Short problem
Copy every line that mentions the word "Python".

Records
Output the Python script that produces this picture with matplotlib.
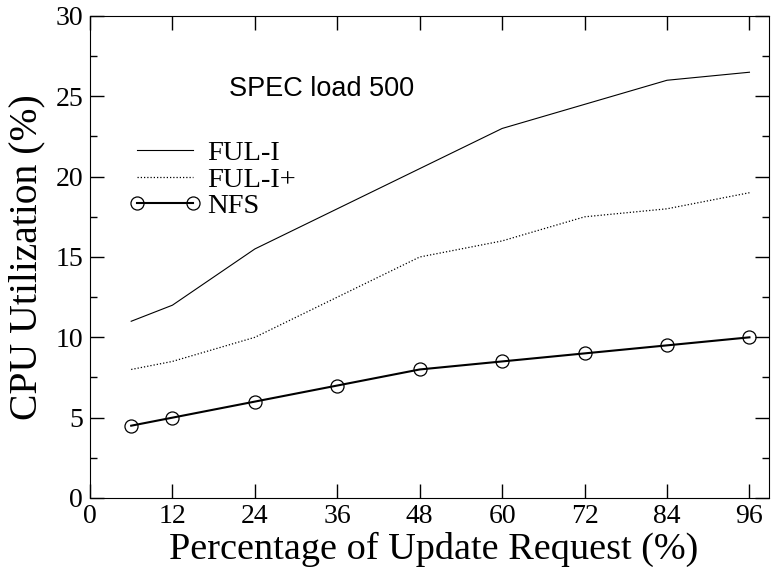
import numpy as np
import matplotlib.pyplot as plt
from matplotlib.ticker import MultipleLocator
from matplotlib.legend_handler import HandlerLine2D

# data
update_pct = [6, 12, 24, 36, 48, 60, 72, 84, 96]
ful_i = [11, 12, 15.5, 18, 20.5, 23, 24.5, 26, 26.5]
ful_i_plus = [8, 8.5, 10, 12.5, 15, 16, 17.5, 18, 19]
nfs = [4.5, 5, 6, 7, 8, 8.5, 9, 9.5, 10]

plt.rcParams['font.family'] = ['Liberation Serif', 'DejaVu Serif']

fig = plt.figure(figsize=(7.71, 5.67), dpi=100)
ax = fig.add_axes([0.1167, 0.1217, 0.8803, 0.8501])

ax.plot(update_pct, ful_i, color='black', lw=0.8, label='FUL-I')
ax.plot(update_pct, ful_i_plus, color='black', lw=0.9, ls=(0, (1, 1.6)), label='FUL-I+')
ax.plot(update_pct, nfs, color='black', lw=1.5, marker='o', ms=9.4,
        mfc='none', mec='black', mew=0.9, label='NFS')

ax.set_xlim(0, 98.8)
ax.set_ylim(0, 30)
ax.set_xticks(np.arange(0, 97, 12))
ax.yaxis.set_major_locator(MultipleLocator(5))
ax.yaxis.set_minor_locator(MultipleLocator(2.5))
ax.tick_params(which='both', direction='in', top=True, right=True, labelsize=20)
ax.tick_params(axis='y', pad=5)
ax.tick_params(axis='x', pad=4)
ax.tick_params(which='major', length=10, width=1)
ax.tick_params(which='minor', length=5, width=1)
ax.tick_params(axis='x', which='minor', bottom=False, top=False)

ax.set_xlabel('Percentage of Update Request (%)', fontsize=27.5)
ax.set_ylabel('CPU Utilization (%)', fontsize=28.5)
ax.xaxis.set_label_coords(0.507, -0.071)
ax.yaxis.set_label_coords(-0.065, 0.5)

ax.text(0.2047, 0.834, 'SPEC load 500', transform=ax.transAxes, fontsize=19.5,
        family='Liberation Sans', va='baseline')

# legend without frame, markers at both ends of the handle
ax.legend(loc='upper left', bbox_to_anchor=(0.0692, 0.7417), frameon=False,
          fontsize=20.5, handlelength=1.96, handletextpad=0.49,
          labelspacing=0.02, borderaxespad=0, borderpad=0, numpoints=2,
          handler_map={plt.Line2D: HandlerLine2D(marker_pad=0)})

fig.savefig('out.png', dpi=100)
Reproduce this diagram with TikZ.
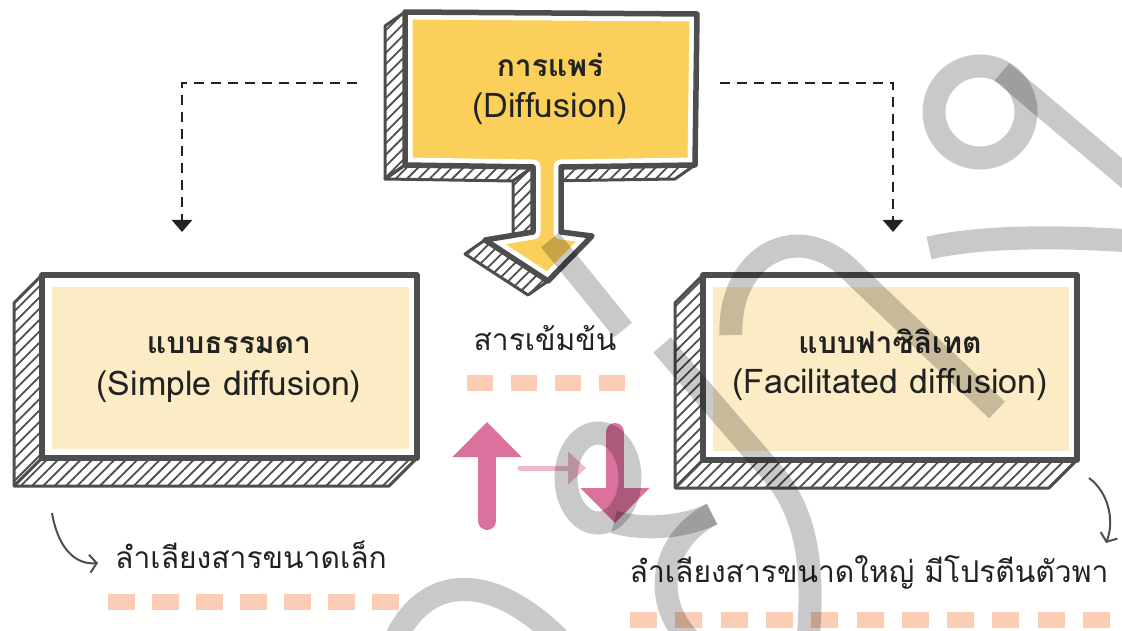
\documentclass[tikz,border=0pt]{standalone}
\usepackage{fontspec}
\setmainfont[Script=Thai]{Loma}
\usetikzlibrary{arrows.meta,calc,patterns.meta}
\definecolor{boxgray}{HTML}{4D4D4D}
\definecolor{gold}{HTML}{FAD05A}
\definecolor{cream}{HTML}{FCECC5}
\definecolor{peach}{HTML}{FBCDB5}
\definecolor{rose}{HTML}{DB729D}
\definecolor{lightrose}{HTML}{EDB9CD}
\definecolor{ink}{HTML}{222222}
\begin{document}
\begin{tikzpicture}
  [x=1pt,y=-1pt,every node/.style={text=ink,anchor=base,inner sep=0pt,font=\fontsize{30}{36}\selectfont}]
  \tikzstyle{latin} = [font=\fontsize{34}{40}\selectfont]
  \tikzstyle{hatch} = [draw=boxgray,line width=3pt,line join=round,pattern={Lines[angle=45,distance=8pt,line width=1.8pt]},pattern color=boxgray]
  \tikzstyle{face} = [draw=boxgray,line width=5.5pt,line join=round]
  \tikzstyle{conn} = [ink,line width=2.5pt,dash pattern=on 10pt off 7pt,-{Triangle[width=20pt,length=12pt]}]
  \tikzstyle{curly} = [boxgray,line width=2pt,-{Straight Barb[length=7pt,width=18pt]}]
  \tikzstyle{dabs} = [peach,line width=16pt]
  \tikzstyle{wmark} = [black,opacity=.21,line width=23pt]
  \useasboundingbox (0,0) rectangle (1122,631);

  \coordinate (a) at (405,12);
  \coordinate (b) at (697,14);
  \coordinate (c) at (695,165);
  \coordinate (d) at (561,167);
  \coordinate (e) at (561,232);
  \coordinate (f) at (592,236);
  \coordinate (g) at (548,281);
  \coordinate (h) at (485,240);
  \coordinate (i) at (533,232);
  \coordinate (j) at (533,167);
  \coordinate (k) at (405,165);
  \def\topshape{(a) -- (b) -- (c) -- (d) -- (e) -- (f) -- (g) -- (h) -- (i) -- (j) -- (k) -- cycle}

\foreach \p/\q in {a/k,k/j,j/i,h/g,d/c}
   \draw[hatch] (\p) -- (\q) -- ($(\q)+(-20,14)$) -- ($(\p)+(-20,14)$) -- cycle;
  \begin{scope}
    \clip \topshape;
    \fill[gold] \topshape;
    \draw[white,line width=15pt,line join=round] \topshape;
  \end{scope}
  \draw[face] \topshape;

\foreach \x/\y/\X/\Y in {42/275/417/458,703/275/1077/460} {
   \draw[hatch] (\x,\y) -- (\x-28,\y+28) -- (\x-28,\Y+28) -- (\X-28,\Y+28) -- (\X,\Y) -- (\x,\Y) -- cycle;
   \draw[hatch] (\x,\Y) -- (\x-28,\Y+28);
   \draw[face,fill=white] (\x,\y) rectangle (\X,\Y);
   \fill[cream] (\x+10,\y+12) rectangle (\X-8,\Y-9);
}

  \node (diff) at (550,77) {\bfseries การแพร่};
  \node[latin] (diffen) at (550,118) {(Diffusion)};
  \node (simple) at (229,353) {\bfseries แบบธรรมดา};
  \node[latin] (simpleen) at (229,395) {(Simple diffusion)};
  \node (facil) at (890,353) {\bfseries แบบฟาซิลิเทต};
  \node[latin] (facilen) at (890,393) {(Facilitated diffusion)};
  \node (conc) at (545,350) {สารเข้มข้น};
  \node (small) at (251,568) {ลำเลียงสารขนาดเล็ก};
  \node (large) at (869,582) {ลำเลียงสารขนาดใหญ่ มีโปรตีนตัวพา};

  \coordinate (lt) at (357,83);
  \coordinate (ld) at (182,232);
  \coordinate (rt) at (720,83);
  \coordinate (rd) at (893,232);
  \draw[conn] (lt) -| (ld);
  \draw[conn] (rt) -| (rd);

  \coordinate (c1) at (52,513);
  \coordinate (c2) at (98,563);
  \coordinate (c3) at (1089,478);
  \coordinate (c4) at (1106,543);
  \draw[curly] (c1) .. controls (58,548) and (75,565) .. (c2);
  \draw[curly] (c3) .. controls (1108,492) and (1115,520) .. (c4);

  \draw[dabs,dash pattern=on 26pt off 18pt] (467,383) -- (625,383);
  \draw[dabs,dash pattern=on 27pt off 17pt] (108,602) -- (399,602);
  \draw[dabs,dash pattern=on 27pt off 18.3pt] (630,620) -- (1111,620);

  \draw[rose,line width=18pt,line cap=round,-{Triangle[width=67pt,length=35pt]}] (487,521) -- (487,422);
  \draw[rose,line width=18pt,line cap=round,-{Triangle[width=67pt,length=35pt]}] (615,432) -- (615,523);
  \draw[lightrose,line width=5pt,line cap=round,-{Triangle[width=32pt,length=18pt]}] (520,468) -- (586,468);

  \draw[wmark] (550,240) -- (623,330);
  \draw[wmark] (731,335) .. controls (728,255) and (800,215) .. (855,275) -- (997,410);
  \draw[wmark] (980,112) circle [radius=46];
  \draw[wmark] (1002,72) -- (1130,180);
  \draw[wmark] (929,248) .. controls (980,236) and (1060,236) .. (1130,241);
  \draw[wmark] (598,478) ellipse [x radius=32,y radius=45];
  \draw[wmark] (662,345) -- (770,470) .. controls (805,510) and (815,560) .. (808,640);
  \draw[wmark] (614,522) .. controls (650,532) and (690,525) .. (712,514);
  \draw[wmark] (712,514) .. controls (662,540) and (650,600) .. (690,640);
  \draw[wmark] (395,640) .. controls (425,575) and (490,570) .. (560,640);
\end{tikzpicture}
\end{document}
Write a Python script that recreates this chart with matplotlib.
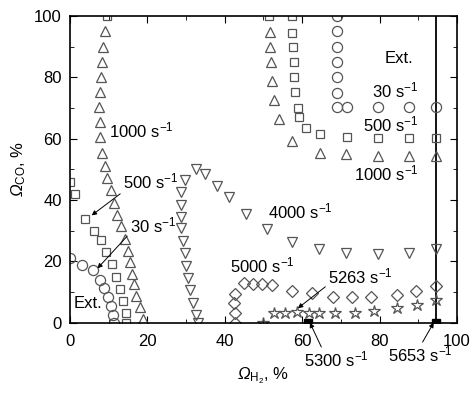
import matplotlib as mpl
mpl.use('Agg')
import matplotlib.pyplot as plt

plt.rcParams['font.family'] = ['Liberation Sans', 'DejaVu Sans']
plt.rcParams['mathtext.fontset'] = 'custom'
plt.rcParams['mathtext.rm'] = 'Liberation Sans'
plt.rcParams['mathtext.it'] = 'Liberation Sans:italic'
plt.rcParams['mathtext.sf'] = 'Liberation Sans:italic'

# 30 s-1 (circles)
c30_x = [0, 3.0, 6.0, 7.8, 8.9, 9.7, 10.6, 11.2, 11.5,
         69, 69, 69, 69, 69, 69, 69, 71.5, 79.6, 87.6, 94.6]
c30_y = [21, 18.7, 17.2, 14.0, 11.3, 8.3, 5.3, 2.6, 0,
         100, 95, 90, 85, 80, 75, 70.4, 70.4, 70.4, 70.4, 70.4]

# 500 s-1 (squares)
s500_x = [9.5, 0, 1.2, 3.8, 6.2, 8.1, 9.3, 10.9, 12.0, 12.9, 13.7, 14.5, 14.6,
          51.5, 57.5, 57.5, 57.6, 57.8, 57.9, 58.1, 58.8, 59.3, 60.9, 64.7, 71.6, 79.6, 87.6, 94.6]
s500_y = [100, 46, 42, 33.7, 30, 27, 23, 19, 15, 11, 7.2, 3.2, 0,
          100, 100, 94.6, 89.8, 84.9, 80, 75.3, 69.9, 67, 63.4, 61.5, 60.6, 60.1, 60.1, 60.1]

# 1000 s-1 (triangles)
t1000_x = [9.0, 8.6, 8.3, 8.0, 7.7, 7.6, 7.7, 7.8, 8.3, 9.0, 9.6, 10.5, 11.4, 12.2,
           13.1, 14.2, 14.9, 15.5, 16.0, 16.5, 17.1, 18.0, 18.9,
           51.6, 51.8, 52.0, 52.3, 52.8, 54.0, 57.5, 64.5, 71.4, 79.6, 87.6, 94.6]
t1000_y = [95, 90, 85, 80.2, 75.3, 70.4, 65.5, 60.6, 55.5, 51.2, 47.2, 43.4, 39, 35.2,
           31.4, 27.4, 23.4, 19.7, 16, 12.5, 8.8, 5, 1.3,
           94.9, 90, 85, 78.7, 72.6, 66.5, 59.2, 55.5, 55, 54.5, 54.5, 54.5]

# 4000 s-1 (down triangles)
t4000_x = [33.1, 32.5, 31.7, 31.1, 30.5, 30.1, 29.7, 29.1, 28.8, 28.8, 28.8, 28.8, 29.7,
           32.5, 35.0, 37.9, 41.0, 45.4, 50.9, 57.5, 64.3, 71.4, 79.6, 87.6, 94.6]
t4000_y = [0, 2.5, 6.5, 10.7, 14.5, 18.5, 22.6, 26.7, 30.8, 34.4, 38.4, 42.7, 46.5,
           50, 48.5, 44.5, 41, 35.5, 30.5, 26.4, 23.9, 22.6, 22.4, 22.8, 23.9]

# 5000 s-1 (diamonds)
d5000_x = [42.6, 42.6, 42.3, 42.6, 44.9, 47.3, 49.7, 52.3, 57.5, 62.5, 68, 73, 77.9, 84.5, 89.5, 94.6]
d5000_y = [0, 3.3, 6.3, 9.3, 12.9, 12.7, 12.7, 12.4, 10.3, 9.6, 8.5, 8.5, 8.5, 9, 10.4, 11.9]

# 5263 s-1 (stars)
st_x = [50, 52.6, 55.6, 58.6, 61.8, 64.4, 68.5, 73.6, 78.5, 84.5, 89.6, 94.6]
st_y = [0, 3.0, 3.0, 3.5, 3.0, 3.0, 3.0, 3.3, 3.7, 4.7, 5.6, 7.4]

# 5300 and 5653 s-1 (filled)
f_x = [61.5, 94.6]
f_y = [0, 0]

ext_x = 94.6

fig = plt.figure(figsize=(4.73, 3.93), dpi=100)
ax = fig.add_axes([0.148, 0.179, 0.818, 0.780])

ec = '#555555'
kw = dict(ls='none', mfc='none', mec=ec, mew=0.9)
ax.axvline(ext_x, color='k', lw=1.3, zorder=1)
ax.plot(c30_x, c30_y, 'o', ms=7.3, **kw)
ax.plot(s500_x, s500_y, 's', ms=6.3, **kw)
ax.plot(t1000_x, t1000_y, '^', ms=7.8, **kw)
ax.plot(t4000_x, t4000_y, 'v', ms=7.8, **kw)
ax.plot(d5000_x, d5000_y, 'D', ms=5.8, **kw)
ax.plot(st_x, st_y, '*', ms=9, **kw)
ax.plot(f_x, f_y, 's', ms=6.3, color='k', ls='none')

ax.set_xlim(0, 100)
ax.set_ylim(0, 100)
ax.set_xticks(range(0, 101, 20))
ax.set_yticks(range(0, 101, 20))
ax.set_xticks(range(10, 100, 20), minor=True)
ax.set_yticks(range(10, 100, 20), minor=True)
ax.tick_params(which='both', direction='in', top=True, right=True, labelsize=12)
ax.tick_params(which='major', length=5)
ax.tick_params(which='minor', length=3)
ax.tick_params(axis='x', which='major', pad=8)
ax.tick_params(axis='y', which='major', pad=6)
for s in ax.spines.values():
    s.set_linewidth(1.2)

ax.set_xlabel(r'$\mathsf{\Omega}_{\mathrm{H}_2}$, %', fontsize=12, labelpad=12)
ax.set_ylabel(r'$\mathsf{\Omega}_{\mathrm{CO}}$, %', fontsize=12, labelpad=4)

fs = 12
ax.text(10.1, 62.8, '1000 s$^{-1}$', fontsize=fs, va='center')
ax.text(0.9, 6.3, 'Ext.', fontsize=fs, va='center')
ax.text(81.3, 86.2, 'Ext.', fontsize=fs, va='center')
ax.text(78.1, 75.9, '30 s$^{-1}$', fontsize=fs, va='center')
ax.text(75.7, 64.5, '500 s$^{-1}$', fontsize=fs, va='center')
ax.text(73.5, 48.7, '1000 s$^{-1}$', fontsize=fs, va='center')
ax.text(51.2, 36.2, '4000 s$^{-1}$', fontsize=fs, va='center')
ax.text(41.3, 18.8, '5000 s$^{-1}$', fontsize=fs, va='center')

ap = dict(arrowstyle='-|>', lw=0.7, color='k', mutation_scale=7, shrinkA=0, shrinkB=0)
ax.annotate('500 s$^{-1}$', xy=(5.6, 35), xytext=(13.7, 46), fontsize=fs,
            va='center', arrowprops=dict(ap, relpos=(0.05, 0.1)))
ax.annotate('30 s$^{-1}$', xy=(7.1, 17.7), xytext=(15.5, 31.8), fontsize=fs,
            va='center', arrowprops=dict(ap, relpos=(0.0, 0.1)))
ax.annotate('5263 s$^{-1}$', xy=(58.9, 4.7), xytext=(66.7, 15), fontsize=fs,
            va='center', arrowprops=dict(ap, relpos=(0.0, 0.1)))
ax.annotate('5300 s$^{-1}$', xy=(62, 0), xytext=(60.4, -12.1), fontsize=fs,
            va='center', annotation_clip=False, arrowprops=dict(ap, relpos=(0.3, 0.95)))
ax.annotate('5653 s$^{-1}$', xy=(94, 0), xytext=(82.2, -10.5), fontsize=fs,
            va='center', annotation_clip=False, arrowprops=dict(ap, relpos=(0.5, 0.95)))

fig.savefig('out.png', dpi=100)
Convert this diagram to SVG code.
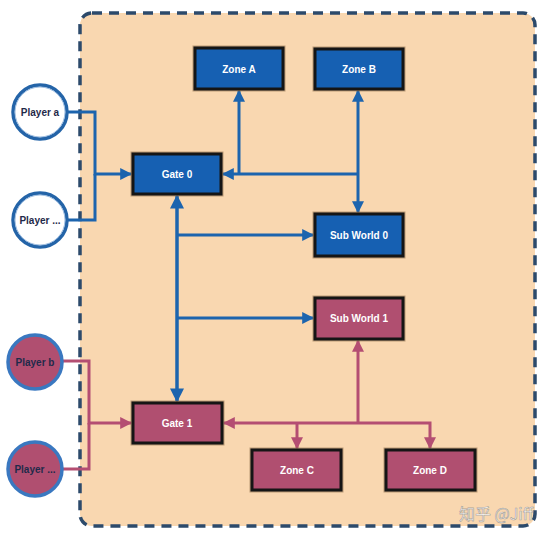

Answer
Output the Python script that produces this picture with matplotlib.
Write a Python script that recreates this chart with matplotlib.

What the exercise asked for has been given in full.